On Dec 24, 2017, at 16:36 , Alan Snyder <applemail832...@cbfiddle.com> wrote:
> 
> But suppose the document is autosaved between the cut and paste, and the app 
> or system crashes before the next autosave.
> 
> Would the content then be lost, and would the user even know?

1. Without autosave, the history of your document as represented on disk is 
logically like this:

        … Save … Save … Save

In the case of a crash, you can go back to the last save, which may or may not 
be recent. In your scenario, you might not lose data due to a cut that’s not 
pasted, but (as we all know from personal experience in the bad old days) 
you’ll probably lose some other important edit(s) since the last explicit save.

With autosave, the history starts to look like this:

        … Save … Autosave … Autosave … Save … Autosave … Autosave … Autosave

In a sense, you’re no worse off after a crash, because you can hop back to the 
last save. This isn’t *quite* true, because with autosave you might 
explicitly-save less often than in the old days, but whether it’s practically 
better or worse depends on what changes you make and when.

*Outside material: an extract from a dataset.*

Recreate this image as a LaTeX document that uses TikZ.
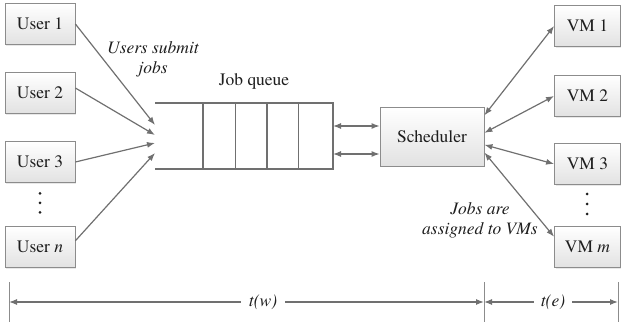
\documentclass[tikz,border=0pt]{standalone}
\usepackage{fontspec}
\IfFontExistsTF{texgyretermes-regular.otf}{%
  \setmainfont{texgyretermes}[Extension=.otf, UprightFont=*-regular, ItalicFont=*-italic,
    BoldFont=*-bold, BoldItalicFont=*-bolditalic]}{}
\usetikzlibrary{calc,arrows.meta,shadows}
\definecolor{boxline}{HTML}{8C8C8C}
\definecolor{boxfill}{HTML}{E2E2E2}
\definecolor{wire}{HTML}{707070}
\definecolor{ink}{HTML}{1E1E1E}
\newcommand{\Lbl}{\rmfamily\fontsize{17.5}{20}\selectfont}

\tikzset{
  unit/.style={draw=boxline, line width=0.8pt, top color=white, bottom color=boxfill,
    minimum width=70pt, minimum height=41pt, font=\Lbl, text=ink,
    drop shadow={shadow xshift=1.2pt, shadow yshift=-1.2pt, opacity=0.18}},
  link/.style={draw=wire, line width=1.2pt, -{Latex[length=8pt,width=6pt]}},
  duplex/.style={link, {Latex[length=8pt,width=6pt]}-{Latex[length=8pt,width=6pt]}},
  qwall/.style={draw=wire, line width=1.2pt},
}

\begin{document}
\begin{tikzpicture}[x=1pt,y=1pt]
  \useasboundingbox (0,0) rectangle (621,328);

  % users
  \foreach \i/\nm/\y in {1/User 1/304, 2/User 2/235, 3/User 3/166, 4/User \textit{n}/81}{
    \node[unit] (u\i) at (40,\y) {\nm};
  }
  \foreach \k in {-1,0,1} \fill[ink] (40,125+9.5*\k) circle (1.5pt);

  % vms
  \foreach \i/\nm/\y in {1/VM 1/302, 2/VM 2/232, 3/VM 3/164, 4/VM \textit{m}/81}{
    \node[unit, minimum width=66pt] (vm\i) at (587.5,\y) {\nm};
  }
  \foreach \k in {-1,0,1} \fill[ink] (587,124+10*\k) circle (1.5pt);

  % job queue, open on the left
  \draw[qwall] (155,225) -- (333,225) -- (333,159) -- (155,159);
  \foreach \x in {203,235.5,267,298.5} \draw[qwall] (\x,225) -- (\x,159);
  \node[font=\Lbl, text=ink] (jq) at (254,247) {Job queue};
  \coordinate (qhi) at (333,202);
  \coordinate (qlo) at (333,174);
  \foreach \i/\y in {1/203, 2/193, 3/185, 4/175} \coordinate (in\i) at (155,\y);

  \node[unit, minimum width=104pt, minimum height=59pt] (sched) at (432,191.5) {Scheduler};

  % users -> queue
  \draw[link] (u1.east) -- (in1);
  \draw[link] (u2.8) -- (in2);
  \draw[link] (u3.east) -- (in3);
  \draw[link] (u4.10) -- (in4);
  \node[font=\Lbl\itshape, text=ink, align=center] (submit) at (153,269) {Users submit\\jobs};

  % queue <-> scheduler
  \draw[duplex] (qhi) -- (sched.west |- qhi);
  \draw[duplex] (qlo) -- (sched.west |- qlo);

  % scheduler <-> vms
  \draw[duplex] (sched.22) -- (vm1.west);
  \draw[duplex] (sched.4) -- (vm2.west);
  \draw[duplex] (sched.-9) -- (vm3.west);
  \draw[duplex] (sched.-17) -- (vm4.163);
  \node[font=\Lbl\itshape, text=ink, align=center] (assign) at (480,108) {Jobs are\\assigned to VMs};

  % time spans
  \foreach \x/\n in {9/0, 484/1, 618/2}{
    \draw[draw=boxline, line width=1pt] (\x,6) -- (\x,46);
    \coordinate (t\n) at (\x,26);
  }
  \node[font=\Lbl\itshape, text=ink, inner xsep=8pt] (tw) at (263,26) {t(w)};
  \node[font=\Lbl\itshape, text=ink, inner xsep=7pt] (te) at (553,26) {t(e)};
  \draw[link] (tw) -- (t0);
  \draw[link] (tw) -- (t1);
  \draw[link] (te) -- (t1);
  \draw[link] (te) -- (t2);
\end{tikzpicture}
\end{document}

2. Autosave tries not to expose users to the kind of data loss you describe. 
Changing the NSDocument object will (in general) reset the autosave timer, so 
it’s extremely unlikely your document will get autosaved right after the cut. 
(The timer is about 20 seconds, so if you wait that long before pasting, an 
autosave can intervene.)

3. Turning on autosave-in-place also turns on document versioning. A new 
version is create on every explicit save, and at *some* autosaves (though the 
documentation says not all). That means you have a reasonable chance to browse 
the document version history to look for the data you cut (and lost in a crash).

4. If you’re really worried about it, there might be something you can do with 
persisting undo information (at least back to, say, the last explicit save) in 
your document. It’s probably hard to design your app so that undo actions are 
serializable, but probably not impossible.

Overall, though, I think the answer is that autosave-in-place is a usability 
win in general, and protects the data more often that loses it.